Sin embargo, a principios de la pasada década, emprendió un giro radical en su carrera para realizar cuatro obras de minimalismo experimental que le valieron una Palma de Oro en Cannes (Elephant, 2003) y la entronización por parte de la crítica del nuevo milenio, que por entonces estaba ocupada defendiendo el vacío narrativo como respuesta a la pirotecnia hollywoodiense. Pero Van Sant no tardó mucho en volver a desconcertar a sus seguidores: “Milk” (2008) era una narración tradicional, la hagiografía de un líder carismático, en este caso Harvey Milk, elegido concejal de Chicago en representación del barrio de Castro, epicentro de la cultura homosexual en esos momentos. Su puesto le convirtió en el lider político mas o menos oficial de la comunidad homosexual. Milk fue asesinado junto al alcalde de la ciudad por un ex concejal enajenado, y su figura adquirió proporciones legendarias.
“Milk”, producida por Focus Features, (Los mismos responsables de “Los chicos están bien”) se convierte en una película de mensaje obvio y propósito didáctico: su aparición en el momento en que se debatían las leyes sobre el matrimonio homosexual en California no es casual. Por supuesto, está realizada con mano maestra: los ecos de la experimentación subyacen en ciertos efectos de montaje y en las composiciones, auque aquí están plenamente subordinadas al mensaje. La interpretación de Sean Penn (merecedora de un oscar) también ayuda a matizar y hacer más cercano al personaje. Pero lo mas destacado de Milk es cómo reclama el cine como arena política, en el sentido clásico, es decir, como lugar en el que articular un discurso.
En cierto sentido, la película es completamente fiel a la trayectoria de su protagonista: este también estuvo relacionado con los movimientos underground y más tarde decidió defender su forma de vida desde la legitimización institucional. Reclamó la arena política para quienes vivía al margen de ella, a veces perseguidos por las leyes. “Milk”, la película, hace lo mismo en el campo de las imágenes: busca un espacio legítimo dentro de la representación y para ello no lucha contra los modos de representación dominantes, sino que los acepta, como hizo Harvey Milk con el sistema político.

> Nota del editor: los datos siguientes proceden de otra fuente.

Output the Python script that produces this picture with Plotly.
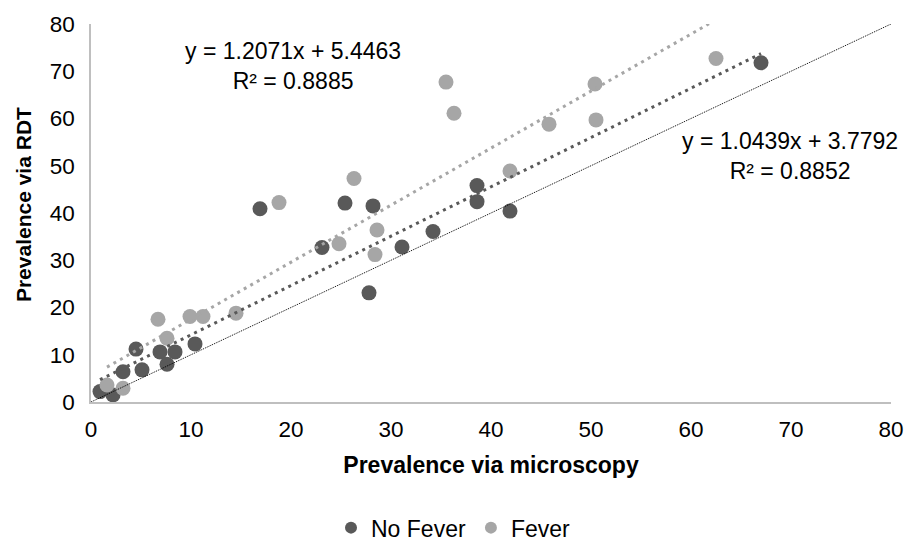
import plotly.graph_objects as go

# No Fever (dark) series
nofever_x = [0.9, 2.2, 3.2, 4.5, 5.1, 6.9, 7.6, 8.4, 10.4, 16.9, 23.1, 25.4, 27.8, 28.2, 31.1, 34.2, 38.6, 38.6, 41.9, 67.0]
nofever_y = [2.2, 1.5, 6.4, 11.2, 6.8, 10.6, 8.0, 10.6, 12.3, 40.9, 32.7, 42.1, 23.1, 41.5, 32.8, 36.1, 45.8, 42.4, 40.4, 71.8]

# Fever (light) series
fever_x = [1.6, 3.2, 6.7, 7.6, 9.9, 11.2, 14.5, 18.8, 24.8, 26.3, 28.4, 28.6, 35.5, 36.3, 41.9, 45.8, 50.4, 50.5, 62.5]
fever_y = [3.6, 2.9, 17.5, 13.5, 18.1, 18.1, 18.8, 42.2, 33.5, 47.3, 31.2, 36.4, 67.7, 61.1, 48.9, 58.8, 67.3, 59.7, 72.7]

# Trendline equations as labelled on the chart
fever_slope, fever_icpt, fever_r2 = 1.2071, 5.4463, 0.8885
nofever_slope, nofever_icpt, nofever_r2 = 1.0439, 3.7792, 0.8852

axis_max = 80
ticks = [0, 10, 20, 30, 40, 50, 60, 70, 80]

DARK = "#595959"
LIGHT = "#A6A6A6"
FONT = "Liberation Sans, Arial, sans-serif"

fig = go.Figure()

fig.add_trace(go.Scatter(x=nofever_x, y=nofever_y, mode="markers", name="No Fever",
                         marker=dict(color=DARK, size=15, line=dict(width=0))))
fig.add_trace(go.Scatter(x=fever_x, y=fever_y, mode="markers", name="Fever",
                         marker=dict(color=LIGHT, size=15, line=dict(width=0))))

# identity line y = x
fig.add_trace(go.Scatter(x=[0, axis_max], y=[0, axis_max], mode="lines",
                         line=dict(color="black", width=1, dash="1px,1px"),
                         showlegend=False, hoverinfo="skip"))

# trendlines (from the labelled equations, over each series' x-range)
fx = [min(fever_x), max(fever_x)]
fig.add_trace(go.Scatter(x=fx, y=[fever_slope * v + fever_icpt for v in fx], mode="lines",
                         line=dict(color=LIGHT, width=3, dash="3px,4.5px"),
                         showlegend=False, hoverinfo="skip"))
nx = [min(nofever_x), max(nofever_x)]
fig.add_trace(go.Scatter(x=nx, y=[nofever_slope * v + nofever_icpt for v in nx], mode="lines",
                         line=dict(color=DARK, width=3, dash="3px,4.5px"),
                         showlegend=False, hoverinfo="skip"))

fig.add_annotation(x=20.2, y=71.1, xref="x", yref="y", showarrow=False,
                   text=f"y = {fever_slope}x + {fever_icpt}<br>R² = {fever_r2}",
                   font=dict(family=FONT, size=23, color="black"), align="center")
fig.add_annotation(x=69.9, y=52.0, xref="x", yref="y", showarrow=False,
                   text=f"y = {nofever_slope}x + {nofever_icpt}<br>R² = {nofever_r2}",
                   font=dict(family=FONT, size=23, color="black"), align="center")

# y-axis title
fig.add_annotation(x=-0.085, y=0.521, xref="paper", yref="paper", showarrow=False,
                   text="<b>Prevalence via RDT</b>", textangle=-90,
                   font=dict(family=FONT, size=21, color="black"),
                   xanchor="center", yanchor="middle")

fig.update_layout(
    width=907, height=544,
    margin=dict(l=91, r=16, t=24, b=142),
    paper_bgcolor="white", plot_bgcolor="white",
    font=dict(family=FONT, size=22.5, color="black"),
    xaxis=dict(range=[0, axis_max], tickvals=ticks, showgrid=False, zeroline=False,
               showline=True, linecolor="#BFBFBF", linewidth=1.5, ticks="",
               automargin=False, ticklabelstandoff=6,
               title=dict(text="<b>Prevalence via microscopy</b>", font=dict(size=23), standoff=16)),
    yaxis=dict(range=[0, axis_max], tickvals=ticks, showgrid=False, zeroline=False,
               showline=True, linecolor="#BFBFBF", linewidth=1.5, ticks="",
               automargin=False, ticklabelstandoff=10),
    legend=dict(orientation="h", xref="container", yref="container", x=0.5, y=0.03,
                xanchor="center", yanchor="middle", itemsizing="constant",
                font=dict(size=23), itemwidth=30, tracegroupgap=0),
    showlegend=True,
)

fig.write_html("out.html")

Desde las fantasías privadas y clandestinas hasta las reivindicaciones públicas, la representación que han hecho los homosexuales de sí mismos ha ido cambiando al mismo tiempo que lo hacía su lugar en la sociedad. Gracias a eso tenemos una película tan mediocre como “Los chicos están bien”: donde antes había desafío, nos encontramos con conformismo. En lugar de reclamar la excepcionalidad, se proclama la normalidad. Pero esto no tiene por que ser necesariamente algo malo, al menos si consideramos todos los aspectos en juego. Acusar a Lisa Cholodenko de renunciar a sus raíces indies y reclamarle algo más rompedor seria como reclamar que ciertas formas de vida volviesen a la clandestinidad sólo porque ,al fin y al cabo, eso siempre resulta más excitante.